▸ **STATED PROBLEM**
Output the first line of the listing and each line after it, up to and including the line that contains "string; italic?: boolean", exactly as written, minus the pictures.

▸ **DATA SECTION**

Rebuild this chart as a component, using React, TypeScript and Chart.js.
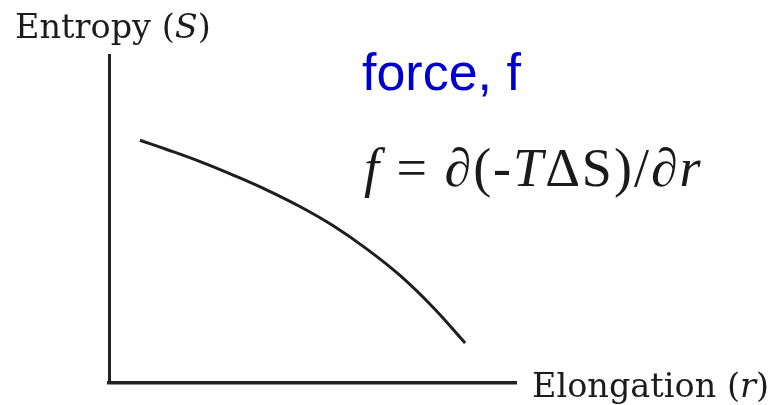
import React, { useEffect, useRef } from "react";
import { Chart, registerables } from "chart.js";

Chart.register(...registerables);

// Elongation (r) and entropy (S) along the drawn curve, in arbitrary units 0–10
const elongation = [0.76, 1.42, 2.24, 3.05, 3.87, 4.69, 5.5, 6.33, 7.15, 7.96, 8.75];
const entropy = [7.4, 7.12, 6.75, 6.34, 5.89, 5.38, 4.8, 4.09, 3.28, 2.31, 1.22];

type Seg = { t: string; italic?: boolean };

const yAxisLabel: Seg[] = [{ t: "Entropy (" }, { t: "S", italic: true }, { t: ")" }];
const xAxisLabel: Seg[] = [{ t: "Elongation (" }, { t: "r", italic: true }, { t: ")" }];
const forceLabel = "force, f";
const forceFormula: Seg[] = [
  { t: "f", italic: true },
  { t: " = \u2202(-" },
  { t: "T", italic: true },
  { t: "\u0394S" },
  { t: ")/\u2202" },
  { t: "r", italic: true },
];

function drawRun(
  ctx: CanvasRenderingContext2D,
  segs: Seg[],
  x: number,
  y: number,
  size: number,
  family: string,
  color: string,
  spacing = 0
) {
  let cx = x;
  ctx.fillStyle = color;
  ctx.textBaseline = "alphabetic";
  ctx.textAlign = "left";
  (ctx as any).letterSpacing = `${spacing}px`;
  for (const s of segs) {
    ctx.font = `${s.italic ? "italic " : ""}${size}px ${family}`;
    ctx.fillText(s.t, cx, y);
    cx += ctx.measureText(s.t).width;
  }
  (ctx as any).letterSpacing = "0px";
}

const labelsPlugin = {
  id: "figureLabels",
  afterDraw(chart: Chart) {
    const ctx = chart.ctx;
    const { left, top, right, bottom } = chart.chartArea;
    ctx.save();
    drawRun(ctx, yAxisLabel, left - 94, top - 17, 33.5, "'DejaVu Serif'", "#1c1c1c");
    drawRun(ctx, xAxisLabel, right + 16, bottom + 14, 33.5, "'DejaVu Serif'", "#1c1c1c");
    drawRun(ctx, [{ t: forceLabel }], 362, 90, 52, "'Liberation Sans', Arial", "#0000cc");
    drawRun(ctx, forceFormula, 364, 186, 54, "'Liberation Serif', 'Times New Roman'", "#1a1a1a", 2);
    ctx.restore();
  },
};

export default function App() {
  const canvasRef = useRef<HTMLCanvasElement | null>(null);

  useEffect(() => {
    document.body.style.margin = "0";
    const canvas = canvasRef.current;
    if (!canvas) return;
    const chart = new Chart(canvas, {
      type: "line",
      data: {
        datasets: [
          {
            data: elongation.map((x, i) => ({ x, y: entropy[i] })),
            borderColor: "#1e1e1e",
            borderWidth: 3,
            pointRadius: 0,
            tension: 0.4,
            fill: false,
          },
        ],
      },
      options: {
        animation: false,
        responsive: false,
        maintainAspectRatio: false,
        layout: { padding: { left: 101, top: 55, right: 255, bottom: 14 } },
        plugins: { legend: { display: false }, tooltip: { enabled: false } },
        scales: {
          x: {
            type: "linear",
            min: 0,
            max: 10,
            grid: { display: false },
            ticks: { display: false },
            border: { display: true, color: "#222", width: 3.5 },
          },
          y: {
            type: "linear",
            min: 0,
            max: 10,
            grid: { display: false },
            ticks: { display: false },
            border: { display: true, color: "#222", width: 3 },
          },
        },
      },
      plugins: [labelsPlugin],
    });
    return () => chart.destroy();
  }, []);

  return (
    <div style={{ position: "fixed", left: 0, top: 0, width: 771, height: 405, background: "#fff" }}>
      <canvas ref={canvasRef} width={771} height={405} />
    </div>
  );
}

▸ **RESULT OF THIS EXERCISE**
Rebuild this chart as a component, using React, TypeScript and Chart.js.
import React, { useEffect, useRef } from "react";
import { Chart, registerables } from "chart.js";

Chart.register(...registerables);

// Elongation (r) and entropy (S) along the drawn curve, in arbitrary units 0–10
const elongation = [0.76, 1.42, 2.24, 3.05, 3.87, 4.69, 5.5, 6.33, 7.15, 7.96, 8.75];
const entropy = [7.4, 7.12, 6.75, 6.34, 5.89, 5.38, 4.8, 4.09, 3.28, 2.31, 1.22];

type Seg = { t: string; italic?: boolean };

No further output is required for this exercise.